* Data for processing

-------

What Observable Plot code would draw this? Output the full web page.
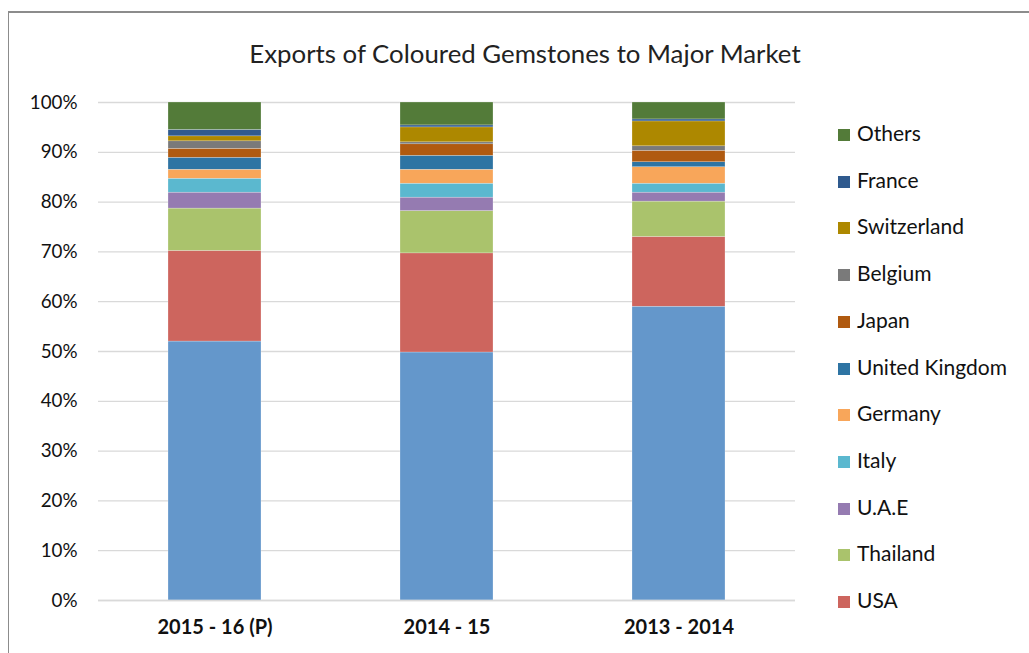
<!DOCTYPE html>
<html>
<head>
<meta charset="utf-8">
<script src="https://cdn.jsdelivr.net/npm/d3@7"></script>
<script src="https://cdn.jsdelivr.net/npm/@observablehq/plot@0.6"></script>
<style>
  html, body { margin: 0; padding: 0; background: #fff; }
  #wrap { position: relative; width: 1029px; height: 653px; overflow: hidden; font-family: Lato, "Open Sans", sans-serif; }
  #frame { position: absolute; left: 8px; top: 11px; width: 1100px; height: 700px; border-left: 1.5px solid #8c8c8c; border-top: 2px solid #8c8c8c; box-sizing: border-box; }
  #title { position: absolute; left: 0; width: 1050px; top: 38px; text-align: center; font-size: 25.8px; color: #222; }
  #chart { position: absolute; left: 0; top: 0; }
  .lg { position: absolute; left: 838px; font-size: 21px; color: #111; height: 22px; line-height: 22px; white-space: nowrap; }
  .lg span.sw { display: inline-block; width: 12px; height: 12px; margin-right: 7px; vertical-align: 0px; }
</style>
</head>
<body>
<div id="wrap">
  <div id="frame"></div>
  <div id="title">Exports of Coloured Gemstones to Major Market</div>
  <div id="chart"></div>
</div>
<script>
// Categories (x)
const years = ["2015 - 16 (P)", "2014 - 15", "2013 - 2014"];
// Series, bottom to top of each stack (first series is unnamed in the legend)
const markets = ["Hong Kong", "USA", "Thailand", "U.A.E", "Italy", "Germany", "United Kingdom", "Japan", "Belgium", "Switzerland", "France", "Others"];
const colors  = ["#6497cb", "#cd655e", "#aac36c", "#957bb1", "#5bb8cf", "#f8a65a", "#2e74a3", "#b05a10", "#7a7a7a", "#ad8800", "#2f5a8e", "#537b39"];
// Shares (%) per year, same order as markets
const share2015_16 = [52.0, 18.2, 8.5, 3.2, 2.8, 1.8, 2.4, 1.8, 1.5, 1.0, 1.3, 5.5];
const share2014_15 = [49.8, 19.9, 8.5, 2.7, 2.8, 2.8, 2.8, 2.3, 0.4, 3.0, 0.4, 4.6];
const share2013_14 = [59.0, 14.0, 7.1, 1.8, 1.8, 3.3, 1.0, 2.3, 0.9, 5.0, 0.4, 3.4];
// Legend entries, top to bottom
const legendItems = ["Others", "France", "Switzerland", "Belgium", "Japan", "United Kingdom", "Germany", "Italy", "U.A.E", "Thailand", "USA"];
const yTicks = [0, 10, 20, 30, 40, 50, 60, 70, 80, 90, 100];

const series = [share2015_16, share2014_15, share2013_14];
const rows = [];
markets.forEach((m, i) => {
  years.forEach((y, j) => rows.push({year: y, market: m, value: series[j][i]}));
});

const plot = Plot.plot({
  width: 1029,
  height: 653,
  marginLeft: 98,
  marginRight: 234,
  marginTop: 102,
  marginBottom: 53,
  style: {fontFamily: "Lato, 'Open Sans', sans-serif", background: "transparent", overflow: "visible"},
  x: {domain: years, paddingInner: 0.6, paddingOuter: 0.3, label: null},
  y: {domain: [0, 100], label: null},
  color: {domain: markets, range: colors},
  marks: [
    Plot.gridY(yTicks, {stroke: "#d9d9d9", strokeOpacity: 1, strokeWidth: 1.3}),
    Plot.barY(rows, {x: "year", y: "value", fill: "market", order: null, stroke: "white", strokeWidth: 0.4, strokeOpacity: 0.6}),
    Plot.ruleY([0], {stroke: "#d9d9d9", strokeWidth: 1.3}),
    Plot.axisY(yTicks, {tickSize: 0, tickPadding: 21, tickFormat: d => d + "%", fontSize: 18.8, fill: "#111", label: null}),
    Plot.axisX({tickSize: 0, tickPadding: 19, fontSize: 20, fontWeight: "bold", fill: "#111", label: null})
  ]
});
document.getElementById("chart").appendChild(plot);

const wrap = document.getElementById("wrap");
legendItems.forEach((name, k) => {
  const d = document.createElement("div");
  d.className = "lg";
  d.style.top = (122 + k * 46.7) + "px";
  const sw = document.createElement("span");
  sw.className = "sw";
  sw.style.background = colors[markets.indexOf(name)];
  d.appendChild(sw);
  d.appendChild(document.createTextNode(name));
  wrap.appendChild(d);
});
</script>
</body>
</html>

-------

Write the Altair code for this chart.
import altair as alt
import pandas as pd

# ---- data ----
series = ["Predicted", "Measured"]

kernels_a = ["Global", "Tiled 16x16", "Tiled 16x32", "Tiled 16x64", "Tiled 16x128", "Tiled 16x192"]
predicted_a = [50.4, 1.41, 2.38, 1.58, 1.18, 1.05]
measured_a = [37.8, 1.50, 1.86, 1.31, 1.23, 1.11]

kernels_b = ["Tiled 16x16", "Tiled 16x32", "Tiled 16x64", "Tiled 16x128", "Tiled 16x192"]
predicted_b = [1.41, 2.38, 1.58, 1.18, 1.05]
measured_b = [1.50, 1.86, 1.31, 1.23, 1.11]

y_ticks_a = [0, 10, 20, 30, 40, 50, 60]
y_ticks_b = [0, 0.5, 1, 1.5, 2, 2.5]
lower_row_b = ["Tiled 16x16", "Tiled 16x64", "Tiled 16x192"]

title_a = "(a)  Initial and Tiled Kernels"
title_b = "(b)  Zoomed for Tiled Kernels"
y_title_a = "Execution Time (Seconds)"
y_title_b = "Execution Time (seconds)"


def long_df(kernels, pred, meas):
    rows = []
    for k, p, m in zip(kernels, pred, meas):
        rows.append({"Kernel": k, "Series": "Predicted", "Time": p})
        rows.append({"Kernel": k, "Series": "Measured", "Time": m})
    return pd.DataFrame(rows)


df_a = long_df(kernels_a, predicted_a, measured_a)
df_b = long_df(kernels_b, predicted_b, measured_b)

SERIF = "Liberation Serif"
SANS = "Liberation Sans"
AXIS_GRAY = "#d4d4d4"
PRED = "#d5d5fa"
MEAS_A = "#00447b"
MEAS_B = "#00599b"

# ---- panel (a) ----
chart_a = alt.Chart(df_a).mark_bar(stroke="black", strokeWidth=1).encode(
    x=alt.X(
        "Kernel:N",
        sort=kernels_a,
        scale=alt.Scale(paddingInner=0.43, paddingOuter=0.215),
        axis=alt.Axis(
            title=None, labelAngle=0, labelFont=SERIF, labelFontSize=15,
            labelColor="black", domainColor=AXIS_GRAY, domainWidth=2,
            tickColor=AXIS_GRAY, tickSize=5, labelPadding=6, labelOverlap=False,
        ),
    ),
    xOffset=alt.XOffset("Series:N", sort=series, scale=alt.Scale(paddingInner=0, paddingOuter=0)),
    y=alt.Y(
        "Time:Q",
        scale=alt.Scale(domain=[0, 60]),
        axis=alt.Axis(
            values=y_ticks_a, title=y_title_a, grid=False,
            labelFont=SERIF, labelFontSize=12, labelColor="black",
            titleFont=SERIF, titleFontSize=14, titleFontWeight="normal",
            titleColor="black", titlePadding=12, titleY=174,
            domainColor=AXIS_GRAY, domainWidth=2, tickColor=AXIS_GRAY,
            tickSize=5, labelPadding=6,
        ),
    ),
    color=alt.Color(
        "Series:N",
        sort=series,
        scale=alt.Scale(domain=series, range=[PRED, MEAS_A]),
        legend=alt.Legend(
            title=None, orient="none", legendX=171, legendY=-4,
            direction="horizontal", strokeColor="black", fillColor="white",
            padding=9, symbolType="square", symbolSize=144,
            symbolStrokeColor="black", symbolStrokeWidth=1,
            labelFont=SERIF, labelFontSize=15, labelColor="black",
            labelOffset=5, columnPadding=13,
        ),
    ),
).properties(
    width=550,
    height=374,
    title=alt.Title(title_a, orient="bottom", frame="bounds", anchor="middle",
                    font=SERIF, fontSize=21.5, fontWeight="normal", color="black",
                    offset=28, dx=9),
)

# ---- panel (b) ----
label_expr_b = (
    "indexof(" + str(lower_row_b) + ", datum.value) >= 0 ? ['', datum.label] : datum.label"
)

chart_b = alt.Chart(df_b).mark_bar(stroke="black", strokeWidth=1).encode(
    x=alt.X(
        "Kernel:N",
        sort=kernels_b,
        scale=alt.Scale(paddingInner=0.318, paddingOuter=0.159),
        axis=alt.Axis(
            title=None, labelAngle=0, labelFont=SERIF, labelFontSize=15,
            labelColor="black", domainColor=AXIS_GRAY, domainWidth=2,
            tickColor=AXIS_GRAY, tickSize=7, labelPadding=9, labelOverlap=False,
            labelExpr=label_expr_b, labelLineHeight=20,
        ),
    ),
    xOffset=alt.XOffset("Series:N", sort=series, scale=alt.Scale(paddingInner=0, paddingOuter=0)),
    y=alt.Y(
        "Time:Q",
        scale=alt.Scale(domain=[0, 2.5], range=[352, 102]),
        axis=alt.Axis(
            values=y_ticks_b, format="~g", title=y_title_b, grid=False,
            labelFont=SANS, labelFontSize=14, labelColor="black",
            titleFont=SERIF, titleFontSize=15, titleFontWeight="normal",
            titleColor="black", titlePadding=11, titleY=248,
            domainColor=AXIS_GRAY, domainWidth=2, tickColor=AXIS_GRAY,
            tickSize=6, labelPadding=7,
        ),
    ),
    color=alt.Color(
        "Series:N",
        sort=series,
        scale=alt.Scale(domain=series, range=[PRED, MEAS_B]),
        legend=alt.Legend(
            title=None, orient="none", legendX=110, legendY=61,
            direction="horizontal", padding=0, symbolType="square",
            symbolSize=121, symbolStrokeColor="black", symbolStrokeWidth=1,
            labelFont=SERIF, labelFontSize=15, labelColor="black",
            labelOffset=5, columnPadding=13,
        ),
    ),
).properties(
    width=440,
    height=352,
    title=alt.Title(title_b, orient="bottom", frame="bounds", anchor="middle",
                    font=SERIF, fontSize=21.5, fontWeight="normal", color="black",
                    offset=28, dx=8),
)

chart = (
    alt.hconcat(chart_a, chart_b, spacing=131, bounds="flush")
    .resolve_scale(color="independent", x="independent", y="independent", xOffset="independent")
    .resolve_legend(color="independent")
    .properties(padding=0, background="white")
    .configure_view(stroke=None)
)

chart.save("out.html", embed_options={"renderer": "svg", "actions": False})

-------

* Required work
Say how many lines in the entries contain the string "this", and leave out everything else.

* Solution below
2